## Task requirements
Return every line of the records below verbatim, with no pictures in the copy.

▽

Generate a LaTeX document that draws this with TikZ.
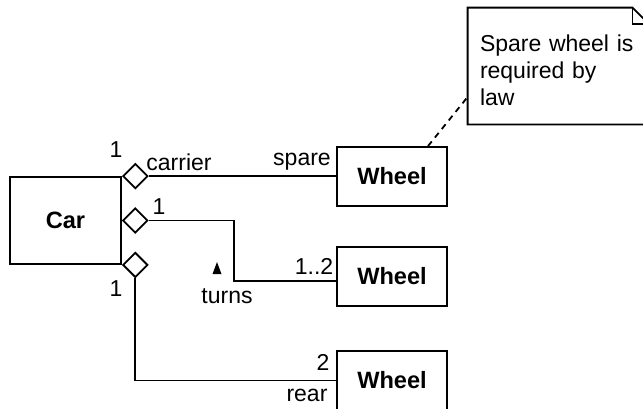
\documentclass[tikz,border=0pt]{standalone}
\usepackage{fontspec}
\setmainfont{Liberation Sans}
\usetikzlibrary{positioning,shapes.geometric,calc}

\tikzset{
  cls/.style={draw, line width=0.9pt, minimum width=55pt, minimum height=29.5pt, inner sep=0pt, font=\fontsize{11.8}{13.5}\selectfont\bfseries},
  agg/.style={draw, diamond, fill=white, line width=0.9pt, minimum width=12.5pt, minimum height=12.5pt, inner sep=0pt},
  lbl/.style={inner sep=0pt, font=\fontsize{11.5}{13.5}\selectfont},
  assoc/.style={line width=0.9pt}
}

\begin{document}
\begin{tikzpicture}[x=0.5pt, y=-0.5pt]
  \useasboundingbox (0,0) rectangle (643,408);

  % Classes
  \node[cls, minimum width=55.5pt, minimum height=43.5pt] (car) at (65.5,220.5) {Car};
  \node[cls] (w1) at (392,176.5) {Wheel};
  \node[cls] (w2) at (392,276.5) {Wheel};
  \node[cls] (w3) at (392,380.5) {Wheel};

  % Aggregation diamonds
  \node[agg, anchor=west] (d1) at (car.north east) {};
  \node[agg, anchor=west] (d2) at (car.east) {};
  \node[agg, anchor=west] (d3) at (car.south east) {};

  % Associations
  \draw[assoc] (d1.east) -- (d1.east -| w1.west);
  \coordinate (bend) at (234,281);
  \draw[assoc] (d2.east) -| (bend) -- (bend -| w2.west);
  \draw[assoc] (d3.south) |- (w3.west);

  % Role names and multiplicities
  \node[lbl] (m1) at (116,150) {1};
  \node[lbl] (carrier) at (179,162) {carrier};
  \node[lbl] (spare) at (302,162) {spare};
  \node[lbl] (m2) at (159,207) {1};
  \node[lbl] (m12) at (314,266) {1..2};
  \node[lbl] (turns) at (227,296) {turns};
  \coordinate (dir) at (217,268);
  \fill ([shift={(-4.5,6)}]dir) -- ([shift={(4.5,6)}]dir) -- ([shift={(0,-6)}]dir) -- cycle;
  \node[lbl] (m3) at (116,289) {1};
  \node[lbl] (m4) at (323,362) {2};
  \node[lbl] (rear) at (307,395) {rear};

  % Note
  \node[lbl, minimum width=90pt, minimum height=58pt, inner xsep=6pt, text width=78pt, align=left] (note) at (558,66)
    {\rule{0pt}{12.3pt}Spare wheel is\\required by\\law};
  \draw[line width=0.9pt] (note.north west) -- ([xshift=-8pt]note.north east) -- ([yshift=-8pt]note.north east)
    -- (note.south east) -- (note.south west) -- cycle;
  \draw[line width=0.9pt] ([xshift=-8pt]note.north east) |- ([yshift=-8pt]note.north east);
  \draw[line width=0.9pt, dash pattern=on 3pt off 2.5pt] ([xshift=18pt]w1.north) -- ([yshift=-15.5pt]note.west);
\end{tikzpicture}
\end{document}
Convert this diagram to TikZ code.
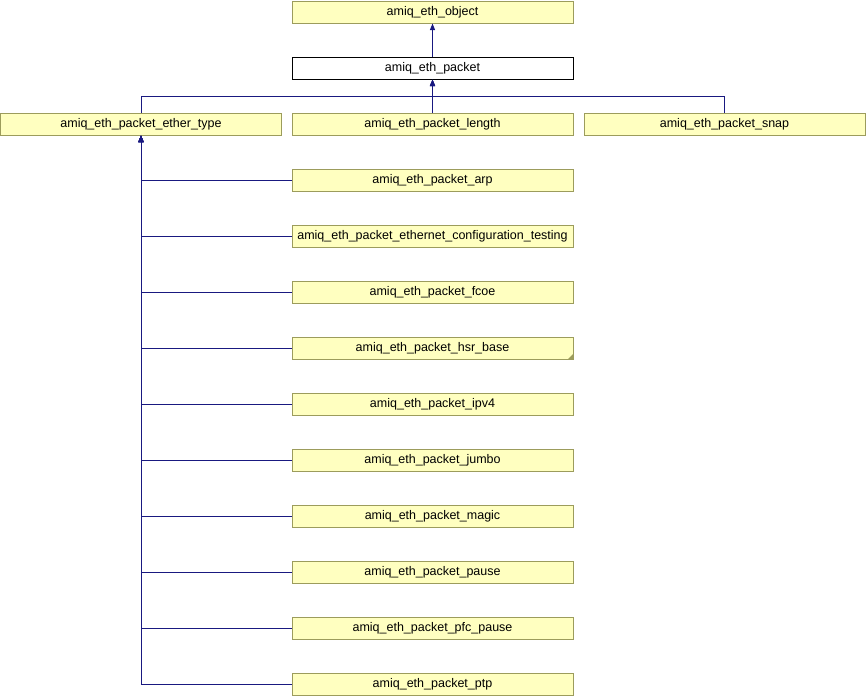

△

## Task answer
Generate a LaTeX document that draws this with TikZ.
\documentclass[tikz,border=0pt]{standalone}
\usepackage{fontspec}
\setmainfont{Liberation Sans}
\usetikzlibrary{positioning,shapes.geometric,calc}

\tikzset{
  cls/.style={draw, line width=0.9pt, minimum width=55pt, minimum height=29.5pt, inner sep=0pt, font=\fontsize{11.8}{13.5}\selectfont\bfseries},
  agg/.style={draw, diamond, fill=white, line width=0.9pt, minimum width=12.5pt, minimum height=12.5pt, inner sep=0pt},
  lbl/.style={inner sep=0pt, font=\fontsize{11.5}{13.5}\selectfont},
  assoc/.style={line width=0.9pt}
}

\begin{document}
\begin{tikzpicture}[x=0.5pt, y=-0.5pt]
  \useasboundingbox (0,0) rectangle (643,408);

  % Classes
  \node[cls, minimum width=55.5pt, minimum height=43.5pt] (car) at (65.5,220.5) {Car};
  \node[cls] (w1) at (392,176.5) {Wheel};
  \node[cls] (w2) at (392,276.5) {Wheel};
  \node[cls] (w3) at (392,380.5) {Wheel};

  % Aggregation diamonds
  \node[agg, anchor=west] (d1) at (car.north east) {};
  \node[agg, anchor=west] (d2) at (car.east) {};
  \node[agg, anchor=west] (d3) at (car.south east) {};

  % Associations
  \draw[assoc] (d1.east) -- (d1.east -| w1.west);
  \coordinate (bend) at (234,281);
  \draw[assoc] (d2.east) -| (bend) -- (bend -| w2.west);
  \draw[assoc] (d3.south) |- (w3.west);

  % Role names and multiplicities
  \node[lbl] (m1) at (116,150) {1};
  \node[lbl] (carrier) at (179,162) {carrier};
  \node[lbl] (spare) at (302,162) {spare};
  \node[lbl] (m2) at (159,207) {1};
  \node[lbl] (m12) at (314,266) {1..2};
  \node[lbl] (turns) at (227,296) {turns};
  \coordinate (dir) at (217,268);
  \fill ([shift={(-4.5,6)}]dir) -- ([shift={(4.5,6)}]dir) -- ([shift={(0,-6)}]dir) -- cycle;
  \node[lbl] (m3) at (116,289) {1};
  \node[lbl] (m4) at (323,362) {2};
  \node[lbl] (rear) at (307,395) {rear};

  % Note
  \node[lbl, minimum width=90pt, minimum height=58pt, inner xsep=6pt, text width=78pt, align=left] (note) at (558,66)
    {\rule{0pt}{12.3pt}Spare wheel is\\required by\\law};
  \draw[line width=0.9pt] (note.north west) -- ([xshift=-8pt]note.north east) -- ([yshift=-8pt]note.north east)
    -- (note.south east) -- (note.south west) -- cycle;
  \draw[line width=0.9pt] ([xshift=-8pt]note.north east) |- ([yshift=-8pt]note.north east);
  \draw[line width=0.9pt, dash pattern=on 3pt off 2.5pt] ([xshift=18pt]w1.north) -- ([yshift=-15.5pt]note.west);
\end{tikzpicture}
\end{document}
Convert this diagram to TikZ code.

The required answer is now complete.